Activist group Palestine Action has been allowed to challenge the Home Office in court over its proscription as a terrorist organisation, after the Court of Appeal dismissed a Home Office appeal.
The direct action group was banned by the government after several of its members were accused of breaking into an Oxfordshire RAF base to spray-paint military planes.
Formed in 2020, Palestine Action has conducted a series of direct action protests over the past five years, largely against arms manufacturers operating in the UK and selling weapons to Israel.
Unveiling the intention to ban the group following the incident on 23 June, former home secretary Yvette Cooper said it was the latest in a “long history of unacceptable criminal damage committed by Palestine Action”.

Proscription has branded the group a terrorist organisation and made it illegal to become a member of Palestine Action or solicit support for it.
Co-founder of the group Huda Ammori had sought to challenge the government’s decision, with her lawyers arguing that the ban breaches the right to free speech and is gagging legitimate protest.
Around 2,000 people have been arrested on suspicion of publicly showing support for Palestine Action since it was banned.
Building cases against all of the protesters is placing a “big burden” on counterterrorism officers, said Sir Mark Rowley, the Metropolitan Police commissioner.
Almost 500 were hauled away by officers for holding placards declaring “I oppose genocide, I support Palestine Action” at the most recent demonstration in Trafalgar Square earlier this month.
In a summary of the Court of Appeal’s decision dismissing the Home Office’s appeal, the Lady Chief Justice Baroness Carr said: “An application to deproscribe, with right of appeal to POAC (the Proscribed Organisations Appeal Commission) was not intended to be a means of challenging the initial decision.”
She added: “Judicial review would be a quicker means of challenging the order proscribing Palestine Action than applying to deproscribe.”
What else has Palestine Action done in the past?
Palestine Action was established on 30 July 2020 after a group of activists broke into and spray-painted the interior of Elbit Systems’ UK headquarters in London.
The defence contractor has continued to be the main target of Palestine Action’s protests since its formation.

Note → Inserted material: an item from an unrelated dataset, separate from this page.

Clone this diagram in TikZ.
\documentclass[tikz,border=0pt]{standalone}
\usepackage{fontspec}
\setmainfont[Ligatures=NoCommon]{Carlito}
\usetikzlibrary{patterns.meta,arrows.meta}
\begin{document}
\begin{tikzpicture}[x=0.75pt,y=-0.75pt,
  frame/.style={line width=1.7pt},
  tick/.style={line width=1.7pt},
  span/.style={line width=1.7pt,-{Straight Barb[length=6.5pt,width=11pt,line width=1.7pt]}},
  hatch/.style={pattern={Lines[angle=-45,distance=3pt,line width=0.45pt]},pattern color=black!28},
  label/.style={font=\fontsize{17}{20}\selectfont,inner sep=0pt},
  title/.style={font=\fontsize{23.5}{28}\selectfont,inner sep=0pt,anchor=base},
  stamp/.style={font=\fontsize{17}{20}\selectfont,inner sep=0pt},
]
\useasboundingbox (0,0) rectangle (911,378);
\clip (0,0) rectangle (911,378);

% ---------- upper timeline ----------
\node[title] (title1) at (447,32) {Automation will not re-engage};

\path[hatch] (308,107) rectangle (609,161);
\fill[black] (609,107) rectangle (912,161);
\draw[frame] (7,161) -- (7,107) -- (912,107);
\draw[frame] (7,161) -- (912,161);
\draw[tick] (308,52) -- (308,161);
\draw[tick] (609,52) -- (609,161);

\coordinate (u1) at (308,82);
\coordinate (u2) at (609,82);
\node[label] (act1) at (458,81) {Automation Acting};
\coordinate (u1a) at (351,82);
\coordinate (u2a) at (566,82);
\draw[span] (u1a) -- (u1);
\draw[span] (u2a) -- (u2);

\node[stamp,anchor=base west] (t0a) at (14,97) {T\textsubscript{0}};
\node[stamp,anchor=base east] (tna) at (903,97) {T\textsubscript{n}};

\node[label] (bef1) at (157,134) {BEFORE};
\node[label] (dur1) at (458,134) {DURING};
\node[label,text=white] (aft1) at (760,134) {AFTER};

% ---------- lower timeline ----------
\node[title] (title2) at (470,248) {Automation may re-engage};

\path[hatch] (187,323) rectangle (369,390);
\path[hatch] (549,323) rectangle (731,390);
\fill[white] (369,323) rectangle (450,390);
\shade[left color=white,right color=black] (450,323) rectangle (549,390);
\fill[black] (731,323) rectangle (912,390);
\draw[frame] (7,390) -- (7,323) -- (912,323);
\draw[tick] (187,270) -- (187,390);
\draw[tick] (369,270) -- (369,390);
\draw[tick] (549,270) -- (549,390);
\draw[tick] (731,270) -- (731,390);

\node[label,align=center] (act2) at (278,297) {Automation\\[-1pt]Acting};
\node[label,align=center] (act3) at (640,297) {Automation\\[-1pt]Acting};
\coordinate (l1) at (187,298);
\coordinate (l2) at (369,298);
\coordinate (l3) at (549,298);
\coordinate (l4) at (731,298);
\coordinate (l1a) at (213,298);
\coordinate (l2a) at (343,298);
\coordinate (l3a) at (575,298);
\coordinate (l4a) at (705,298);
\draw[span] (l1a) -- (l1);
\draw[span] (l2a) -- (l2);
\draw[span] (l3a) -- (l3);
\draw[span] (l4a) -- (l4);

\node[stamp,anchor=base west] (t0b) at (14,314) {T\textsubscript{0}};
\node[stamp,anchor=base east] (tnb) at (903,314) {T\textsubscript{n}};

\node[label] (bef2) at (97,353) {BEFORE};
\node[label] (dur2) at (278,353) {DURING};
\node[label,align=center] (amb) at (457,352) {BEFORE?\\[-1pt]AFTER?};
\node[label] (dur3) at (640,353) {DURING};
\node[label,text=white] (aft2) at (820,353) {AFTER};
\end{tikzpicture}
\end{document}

Based in Israel, Elbit Systems is the country’s largest weapons manufacturer. It supplies the majority of the drones and land-based equipment used by the Israeli military.
In the UK, Elbit has multiple UK subsidiaries which operate across 16 sites across the country, with 680 employees. Its latest site is a manufacturing and development facility in Bristol, opened in 2023.

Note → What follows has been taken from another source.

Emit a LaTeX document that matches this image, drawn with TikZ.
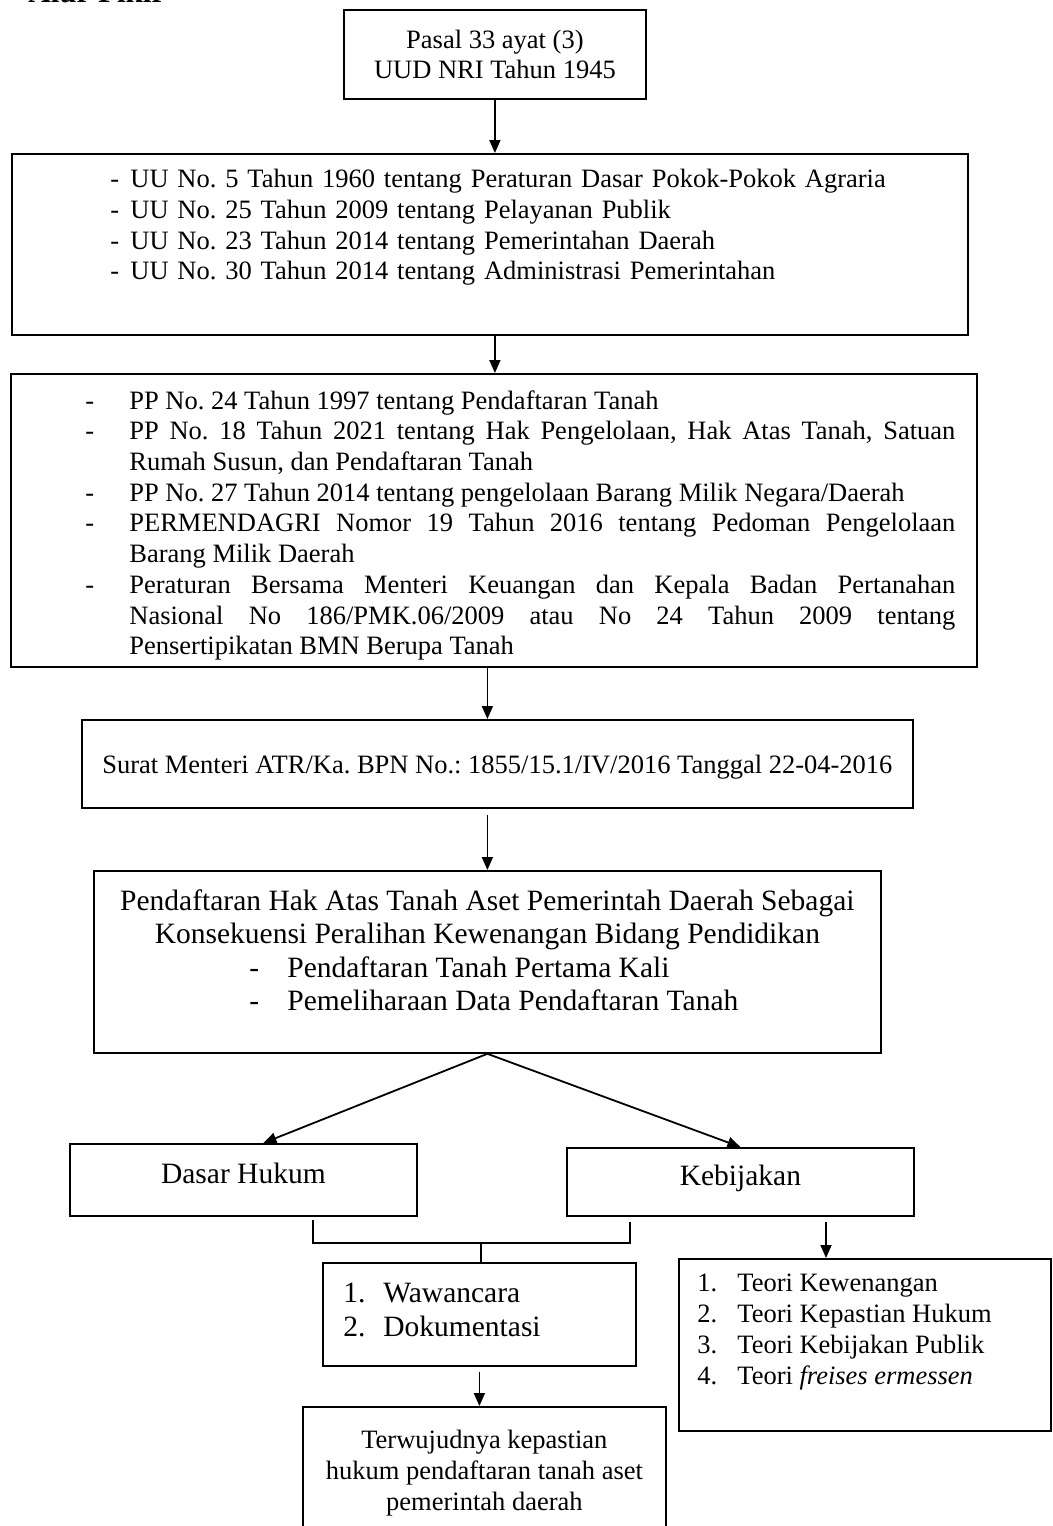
\documentclass[tikz,border=0pt]{standalone}
\usepackage{fontspec}
\setmainfont{Liberation Serif}
\usetikzlibrary{positioning,arrows.meta}

\frenchspacing
\hyphenpenalty=10000
\tolerance=9999

\newcommand{\butir}[2]{\par\noindent\hangindent=#1\hangafter=1\makebox[#1][l]{#2}\ignorespaces}

\begin{document}
\begin{tikzpicture}[x=0.5pt, y=-0.5pt,
    kotak/.style={draw, line width=0.9pt, inner sep=0pt, anchor=north west},
    teks/.style={inner sep=0pt, font=\fontsize{13.25}{15.35}\selectfont},
    teksbesar/.style={inner sep=0pt, font=\fontsize{14.75}{16.8}\selectfont},
    panah/.style={line width=0.9pt, -{Triangle[length=6.5pt, width=5.5pt]}},
    garis/.style={line width=0.9pt}]

    \useasboundingbox (0,0) rectangle (1053,1526);

    % Define nodes
    \node[anchor=base west, inner sep=0pt, font=\fontsize{15.5}{18}\selectfont\bfseries] (judul) at (28,2) {Alur Pikir};

    \node[kotak, teks, align=center, minimum width=151pt, minimum height=44.5pt] (pasal) at (343,9) {Pasal 33 ayat (3)\\UUD NRI Tahun 1945};

    \node[kotak, minimum width=478pt, minimum height=90.5pt] (uu) at (11,153) {};
    \node[teks, align=left, text width=390pt, below right=8pt and 49.5pt of uu.north west] (uuisi)
        {\makebox[10pt][l]{-}UU No. 5 Tahun 1960 tentang Peraturan Dasar Pokok-Pokok Agraria\\
         \makebox[10pt][l]{-}UU No. 25 Tahun 2009 tentang Pelayanan Publik\\
         \makebox[10pt][l]{-}UU No. 23 Tahun 2014 tentang Pemerintahan Daerah\\
         \makebox[10pt][l]{-}UU No. 30 Tahun 2014 tentang Administrasi Pemerintahan};

    \node[kotak, minimum width=483pt, minimum height=146.5pt] (pp) at (10,373) {};
    \node[teks, align=justify, text width=435pt, below right=2.5pt and 37.5pt of pp.north west] (ppisi)
        {\butir{22pt}{-}PP No. 24 Tahun 1997 tentang Pendaftaran Tanah
         \butir{22pt}{-}PP No. 18 Tahun 2021 tentang Hak Pengelolaan, Hak Atas Tanah, Satuan\linebreak
             Rumah Susun, dan Pendaftaran Tanah
         \butir{22pt}{-}PP No. 27 Tahun 2014 tentang pengelolaan Barang Milik Negara/Daerah
         \butir{22pt}{-}PERMENDAGRI Nomor 19 Tahun 2016 tentang Pedoman Pengelolaan\linebreak
             Barang Milik Daerah
         \butir{22pt}{-}Peraturan Bersama Menteri Keuangan dan Kepala Badan Pertanahan\linebreak
             Nasional No 186/PMK.06/2009 atau No 24 Tahun 2009 tentang\linebreak
             Pensertipikatan BMN Berupa Tanah\par};

    \node[kotak, teks, minimum width=415.5pt, minimum height=44pt, text height=12pt] (surat) at (81,719)
        {Surat Menteri ATR/Ka. BPN No.: 1855/15.1/IV/2016 Tanggal 22-04-2016};

    \node[kotak, minimum width=393.5pt, minimum height=91pt] (hak) at (93,870) {};
    \node[teksbesar, align=center, below=9.5pt of hak.north] (hakisi)
        {Pendaftaran Hak Atas Tanah Aset Pemerintah Daerah Sebagai\\
         Konsekuensi Peralihan Kewenangan Bidang Pendidikan\\
         \makebox[238pt][l]{\makebox[19pt][l]{-}Pendaftaran Tanah Pertama Kali}\\
         \makebox[238pt][l]{\makebox[19pt][l]{-}Pemeliharaan Data Pendaftaran Tanah}};

    \node[kotak, teksbesar, minimum width=173.5pt, minimum height=36pt, text depth=7pt] (dasar) at (69,1143) {Dasar Hukum};
    \node[kotak, teksbesar, minimum width=173.5pt, minimum height=34pt, text depth=7pt] (kebijakan) at (566,1147) {Kebijakan};

    \node[kotak, minimum width=156.5pt, minimum height=51.5pt] (metode) at (322,1262) {};
    \node[teksbesar, align=left, below right=10.5pt and 10.5pt of metode.north west] (metodeisi)
        {\makebox[20pt][l]{1.}Wawancara\\
         \makebox[20pt][l]{2.}Dokumentasi};

    \node[kotak, minimum width=186pt, minimum height=86pt] (teori) at (678,1258) {};
    \node[teks, align=left, below right=8pt and 9.5pt of teori.north west] (teoriisi)
        {\makebox[20pt][l]{1.}Teori Kewenangan\\
         \makebox[20pt][l]{2.}Teori Kepastian Hukum\\
         \makebox[20pt][l]{3.}Teori Kebijakan Publik\\
         \makebox[20pt][l]{4.}Teori \textit{freises ermessen}};

    \node[kotak, minimum width=181.5pt, minimum height=70pt] (hasil) at (302,1406) {};
    \node[teks, align=center, below=12pt of hasil.north] (hasilisi)
        {Terwujudnya kepastian\\hukum pendaftaran tanah aset\\pemerintah daerah};

    \coordinate (kiri) at (313,1220);
    \coordinate (kanan) at (630,1222);
    \coordinate (tengah) at (481,1243);
    \coordinate (turun) at (826,1222);

    % Connect the nodes
    \draw[panah] (pasal.south) -- (pasal.south |- uu.north);
    \draw[panah] ([xshift=2.5pt]uu.south) -- ([xshift=2.5pt]uu.south |- pp.north);
    \draw[panah] (pp.south -| hak.north) -- (surat.north -| hak.north);
    \draw[panah] ([yshift=-3pt]surat.south -| hak.north) -- (hak.north);
    \draw[panah] (hak.south) -- ([xshift=10pt]dasar.north);
    \draw[panah] (hak.south) -- (kebijakan.north);
    \draw[garis] (kiri) |- (tengah) -| (kanan);
    \draw[garis] (tengah) -- (tengah |- metode.north);
    \draw[panah] (turun) -- (turun |- teori.north);
    \draw[panah] ([yshift=-2.5pt]metode.south) -- (metode.south |- hasil.north);

\end{tikzpicture}
\end{document}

On 19 May 2021, four members of Palestine Action dressed in boiler suits climbed onto the roof of an Elbit-owned drone factory in Leicester.

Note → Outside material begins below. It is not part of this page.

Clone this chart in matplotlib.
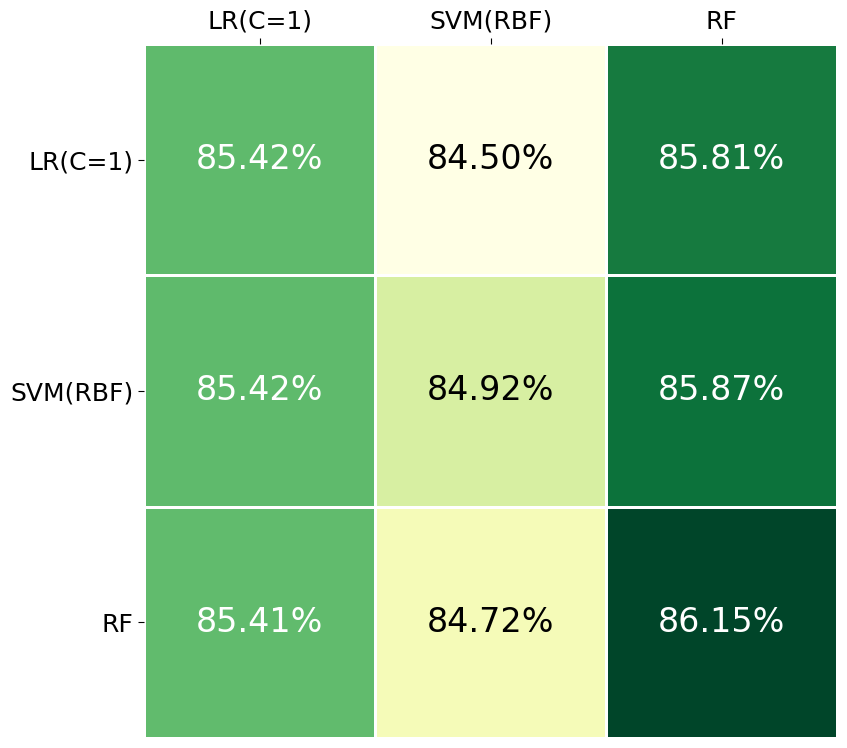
import numpy as np
import matplotlib
matplotlib.use("Agg")
import matplotlib.pyplot as plt

models = ['LR(C=1)', 'SVM(RBF)', 'RF']
acc = np.array([
    [85.42, 84.50, 85.81],
    [85.42, 84.92, 85.87],
    [85.41, 84.72, 86.15],
])

fig = plt.figure(figsize=(8.47, 7.48), dpi=100)
ax = fig.add_axes([144 / 847, 1 - 738 / 748, 693 / 847, 694 / 748])

vmin, vmax = acc.min(), acc.max()
ax.pcolormesh(acc, cmap='YlGn', vmin=vmin, vmax=vmax,
              edgecolors='white', linewidth=2)
ax.set_xlim(0, 3)
ax.set_ylim(3, 0)

mid = (vmin + vmax) / 2
for i in range(3):
    for j in range(3):
        v = acc[i, j]
        ax.text(j + 0.5, i + 0.5, '%.2f%%' % v, ha='center', va='center',
                fontsize=24, color='white' if v > mid else 'black')

ax.xaxis.tick_top()
ax.set_xticks(np.arange(3) + 0.5)
ax.set_yticks(np.arange(3) + 0.5)
ax.set_xticklabels(models, fontsize=18)
ax.set_yticklabels(models, fontsize=18)
ax.tick_params(length=4, width=0.8)
for s in ax.spines.values():
    s.set_visible(False)

fig.savefig('out.png', dpi=100)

The action was taken in response to a period of unrest in May of that year, in which 256 Palestinians and 17 Israelis were killed.

Similar occupations have been carried out at Elbit-owned sites in Bristol, Oldham and Tamworth.
In April 2024, the group targeted Somerset County Hall, a Grade II-listed building owned by Somerset Council, by splashing it with red paint. This was in response to the local authority leasing a building to Elbit near Bristol.
This site was targeted by Palestine Action for the 17th time in March 2025, with four of the group’s members using a cherry picker to damage the building. One used a sledgehammer on a rope to smash windows, while others spray-painted the building.
In June 2025, four activists allegedly part of the group are accused of damaging two planes at RAF Brize Norton in Oxfordshire by using repurposed fire extinguishers to spray red paint into their turbine engines and cause further damage with crowbars.
Counter Terrorism Policing South East (CTPSE) said the four had been charged with conspiracy to enter a prohibited place knowingly for a purpose prejudicial to the safety or interests of the UK, and conspiracy to commit criminal damage. Palestine Action claimed responsibility for the incident, saying it was a protest against the UK's support of Israel's war in Gaza.